Possibly because China has come under so much international scrutiny since the start of the Olympics, the monks, soon joined by Tibetans around the world, continued their demonstrations despite increased police and military repression. Tibetans in China even staged limited demonstrations to support their countrymen.
Some protests turned violent, and many Tibetans were beaten and shot; as with the Tiananmen Massacre of 1989, the Chinese regime denied all such reports, despite photographic evidence.
Recently, individuals from Britain's GCHQ, the government communications agency that monitors global electronic communications, revealed that intercepted communications supported claims by the Dalai Lama and others that Chinese soldiers, dressed as monks, staged violent incidents at demonstrations to allow the CCP to bring in extra military forces from China, to suppress the demonstrations.
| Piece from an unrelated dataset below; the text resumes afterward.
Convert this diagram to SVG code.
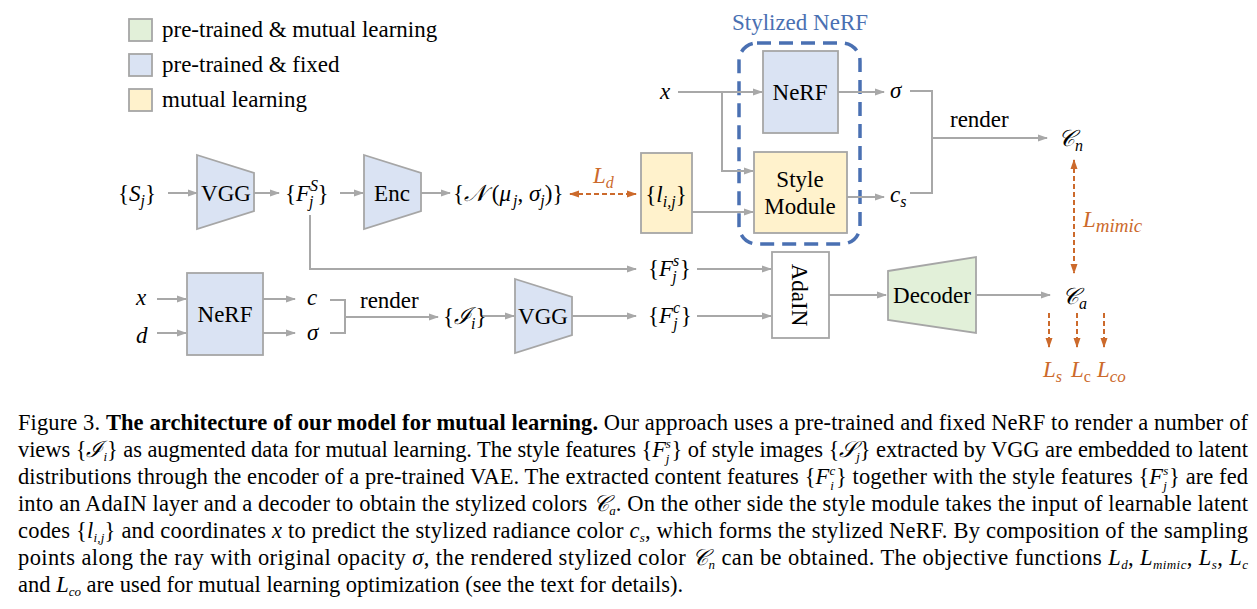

Photographs taken in Tibet, supported by eyewitness accounts, pinpoint incidents of undercover policemen inciting violence at peaceful rallies.
Courts Back Crackdown
The region's courts have made clear that they will back the crackdown, hand out tough verdicts and reinforce the government's campaign against the Dalai Lama.
Tibet's top law-and-order official Baima Chilin told judges to "use the weapon of the law to attack enemies, punish crime, protect the people and maintain stability," the Tibet Daily reported.
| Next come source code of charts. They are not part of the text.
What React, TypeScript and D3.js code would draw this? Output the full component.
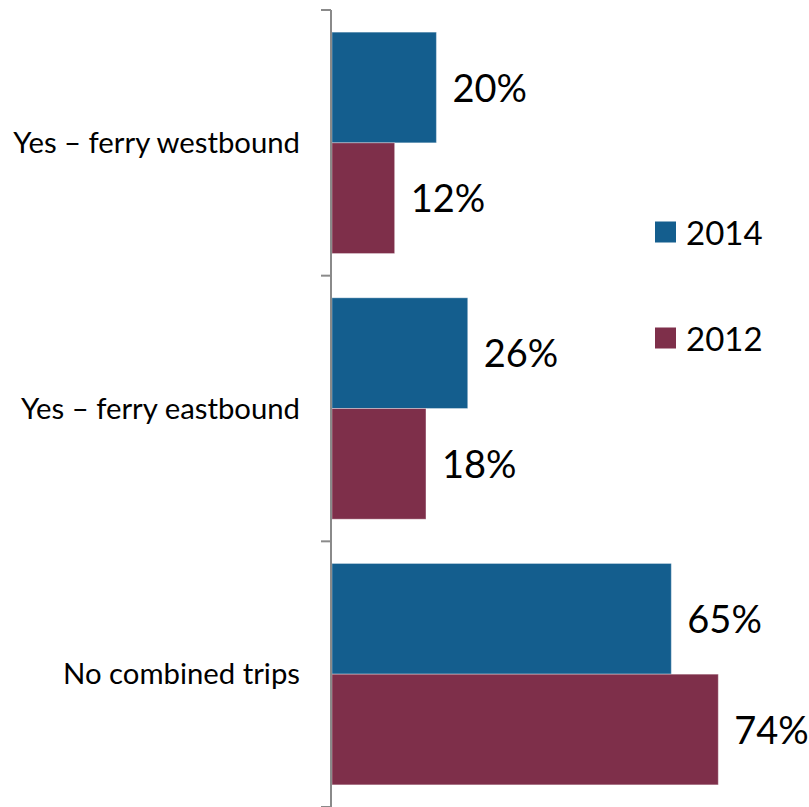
import React from "react";
import * as d3 from "d3";

const categories = ["Yes – ferry westbound", "Yes – ferry eastbound", "No combined trips"];
const seriesNames = ["2014", "2012"];
const values2014 = [20, 26, 65];
const values2012 = [12, 18, 74];
const colors = ["#145E8E", "#7E2F4A"];

const W = 809;
const H = 807;
const FONT = "Lato, 'Open Sans', sans-serif";

export default function App() {
  const y = d3.scaleBand<string>().domain(categories).range([10, 807]).padding(0);
  const inner = d3
    .scaleBand<string>()
    .domain(seriesNames)
    .range([0, y.bandwidth()])
    .paddingInner(0)
    .paddingOuter(0.2);
  const x = d3.scaleLinear().domain([0, 80]).range([332, 332 + 80 * 5.22]);
  const series = [values2014, values2012];
  const axisX = 331;
  const tickYs = [...categories.map((c) => y(c) as number), 807];

  return (
    <svg
      width={W}
      height={H}
      style={{ position: "absolute", left: 0, top: 0, display: "block", background: "#fff" }}
    >
      {categories.map((c, ci) =>
        seriesNames.map((s, si) => {
          const v = series[si][ci];
          const by = (y(c) as number) + (inner(s) as number);
          const bh = inner.bandwidth();
          return (
            <g key={c + s}>
              <rect
                x={x(0)}
                y={by}
                width={x(v) - x(0)}
                height={bh}
                fill={colors[si]}
                stroke="#ffffff"
                strokeOpacity={0.35}
                strokeWidth={1}
              />
              <text
                x={x(v) + 16}
                y={by + bh / 2 + 1}
                dy="0.35em"
                fontFamily={FONT}
                fontSize={38}
                fill="#000"
              >
                {v}%
              </text>
            </g>
          );
        })
      )}
      {categories.map((c) => (
        <text
          key={c}
          x={300}
          y={(y(c) as number) + y.bandwidth() / 2}
          dy="0.35em"
          textAnchor="end"
          fontFamily={FONT}
          fontSize={29.3}
          fill="#000"
        >
          {c}
        </text>
      ))}
      <line x1={axisX} x2={axisX} y1={10} y2={807} stroke="#8a8a8a" strokeWidth={2} />
      {tickYs.map((t, i) => (
        <line key={i} x1={321} x2={axisX} y1={t} y2={t} stroke="#8a8a8a" strokeWidth={2} />
      ))}
      {seriesNames.map((s, si) => {
        const ly = 232 + si * 106;
        return (
          <g key={s}>
            <rect x={655} y={ly - 10.5} width={21} height={21} fill={colors[si]} />
            <text x={686} y={ly + 1} dy="0.35em" fontFamily={FONT} fontSize={33} fill="#000">
              {s}
            </text>
          </g>
        );
      })}
    </svg>
  );
}
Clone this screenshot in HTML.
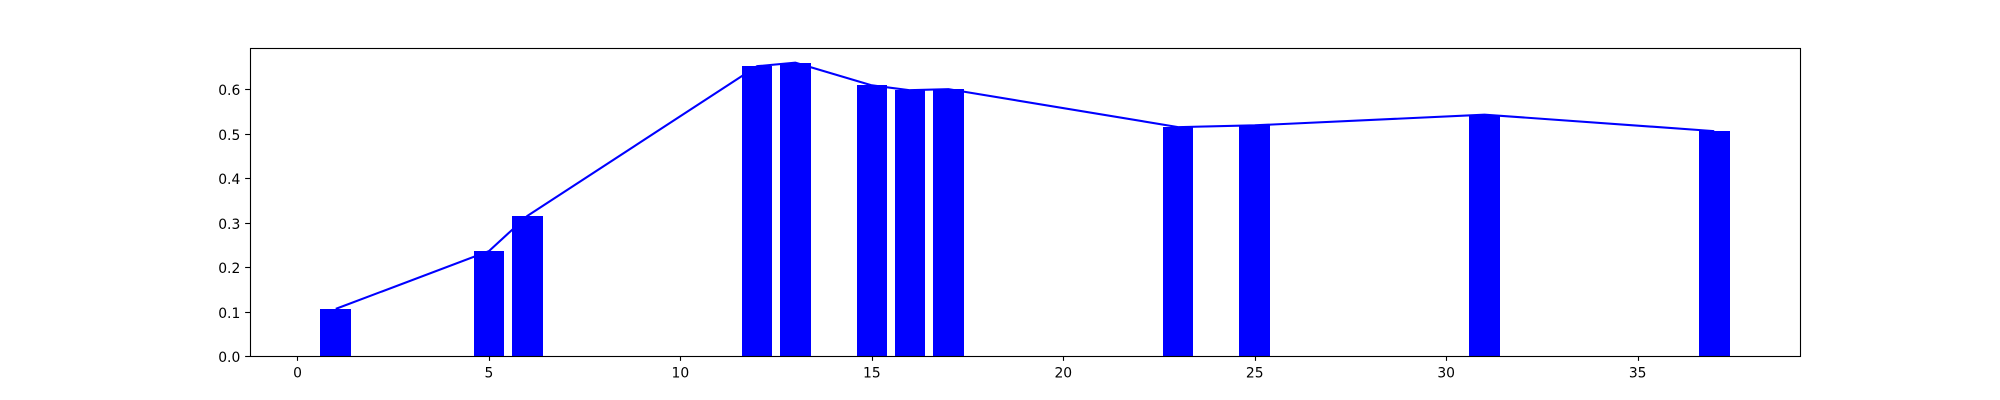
<!DOCTYPE html>
<html>
<head>
<meta charset="utf-8">
<style>
html,body{margin:0;padding:0;background:#fff;}
svg{display:block;}
text{font-family:"DejaVu Sans","Liberation Sans",sans-serif;font-size:13.89px;fill:#000;}
</style>
</head>
<body>
<svg id="chart" width="2000" height="400" viewBox="0 0 2000 400" xmlns="http://www.w3.org/2000/svg"></svg>
<script>
const categories = [1, 5, 6, 12, 13, 15, 16, 17, 23, 25, 31, 37];
const seriesValues = [0.106, 0.236, 0.315, 0.652, 0.660, 0.609, 0.598, 0.6005, 0.515, 0.519, 0.543, 0.506];
const xTickLabels = [0, 5, 10, 15, 20, 25, 30, 35];
const yTickLabels = ['0.0', '0.1', '0.2', '0.3', '0.4', '0.5', '0.6'];
const barWidth = 0.8;

const NS = 'http://www.w3.org/2000/svg';
const svg = document.getElementById('chart');
const plot = { left: 250, right: 1800, top: 48, bottom: 356 };

const xMinData = Math.min(...categories) - barWidth / 2;
const xMaxData = Math.max(...categories) + barWidth / 2;
const xPad = (xMaxData - xMinData) * 0.05;
const xMin = xMinData - xPad;
const xMax = xMaxData + xPad;
const yMin = 0;
const yMax = Math.max(...seriesValues) * 1.05;

function xScale(v) {
  return plot.left + (v - xMin) / (xMax - xMin) * (plot.right - plot.left);
}
function yScale(v) {
  return plot.bottom - (v - yMin) / (yMax - yMin) * (plot.bottom - plot.top);
}
function make(tag, attrs, parent) {
  const el = document.createElementNS(NS, tag);
  for (const k in attrs) el.setAttribute(k, attrs[k]);
  parent.appendChild(el);
  return el;
}

const bg = make('rect', { x: 0, y: 0, width: 2000, height: 400, fill: '#fff' }, svg);



categories.forEach((c, i) => {
  const x0 = Math.round(xScale(c - barWidth / 2));
  const x1 = Math.round(xScale(c + barWidth / 2));
  const y0 = Math.round(yScale(seriesValues[i]));
  const bar = make('rect', { x: x0, y: y0, width: x1 - x0, height: plot.bottom - y0, fill: '#0000ff' }, svg);
  
  
});

const linePoints = categories.map((c, i) => xScale(c).toFixed(2) + ',' + yScale(seriesValues[i]).toFixed(2)).join(' ');
const line = make('polyline', { points: linePoints, fill: 'none', stroke: '#0000ff', 'stroke-width': 2.08, 'stroke-linejoin': 'round', 'stroke-linecap': 'butt' }, svg);



xTickLabels.forEach((t) => {
  const px = Math.round(xScale(t)) + 0.5;
  const tick = make('line', { x1: px, x2: px, y1: plot.bottom, y2: plot.bottom + 4.86, stroke: '#000', 'stroke-width': 1.11 }, svg);
  
  
  const label = make('text', { x: xScale(t), y: plot.bottom + 21.3, 'text-anchor': 'middle' }, svg);
  label.textContent = String(t);
  
  
});

yTickLabels.forEach((t) => {
  const py = Math.round(yScale(Number(t))) + 0.5;
  const tick = make('line', { x1: plot.left - 4.86, x2: plot.left, y1: py, y2: py, stroke: '#000', 'stroke-width': 1.11 }, svg);
  
  
  const label = make('text', { x: plot.left - 9.7, y: py + 5.6, 'text-anchor': 'end' }, svg);
  label.textContent = t;
  
  
});

const frame = make('rect', { x: plot.left + 0.5, y: plot.top + 0.5, width: plot.right - plot.left, height: plot.bottom - plot.top, fill: 'none', stroke: '#000', 'stroke-width': 1.11 }, svg);


</script>
</body>
</html>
"Use trial according to the law of all the criminals to shock criminality and root out the base of the separatists. Use ample evidence to expose to the world the Dalai clique's lies of peace and non-violence."
Baima Chilin ordered swift trials and said the judges "have the confidence of the Party."
The United States and many European countries have expressed worry about the tensions, calling on Beijing to open dialogue with the Dalai Lama, winner of the Nobel Peace Prize, and allow foreign reporters and observers to freely visit Tibet.
The United Nations High Commissioner for Human Rights, Louise Arbour, held "private discussions" with Chinese officials on Tibet and raised access to the region, her spokesman said on Friday.
"The issue of accessibility is obviously paramount because without that it's very hard to come to any conclusions about what has happened or what should happen next," Arbour's spokesman Rupert Colville told a news briefing in Geneva.
Chinese officials and state media have criticised Western news reports of the Tibetan unrest, claiming they have misrepresented violence as peaceful protest, vilified efforts to develop Tibet, and echoed false claims of independence advocates.
Reports written by Tibetans tell a story quite different from the Chinese'regime's Party line. Tsering Woeser, a noted Tibetan writer currently under house arrest in Beijing, has collected and published reports in her blog that tell of widespread police brutality, and soldiers shooting demonstrators at will. (Please see A Record of the Tibetan Unrest: March 26—March 29 and A Record of the Tibetan Unrest: March 10—March 25 )
Tibetan site Phayul.com posted photographs of Tibetans dead from Chinese gunshot wounds while the Chinese regime's media were denying that anyone had been hurt.
Chinese Communist Party leaders made similar claims of no, and then low, military killings regarding the Tiananmen Massacre of 1989. At first the CCP denied that any students had been killed, and that the only casualties were soldiers attacked by students. Despite video and photographic evidence, the CCP leadership held to this claim for years, finally admitting that as many as a few hundred civilians might have been killed or injured.
Eyewitness accounts coupled with photo and video evidence puts the number of dead at, at least, 3,000.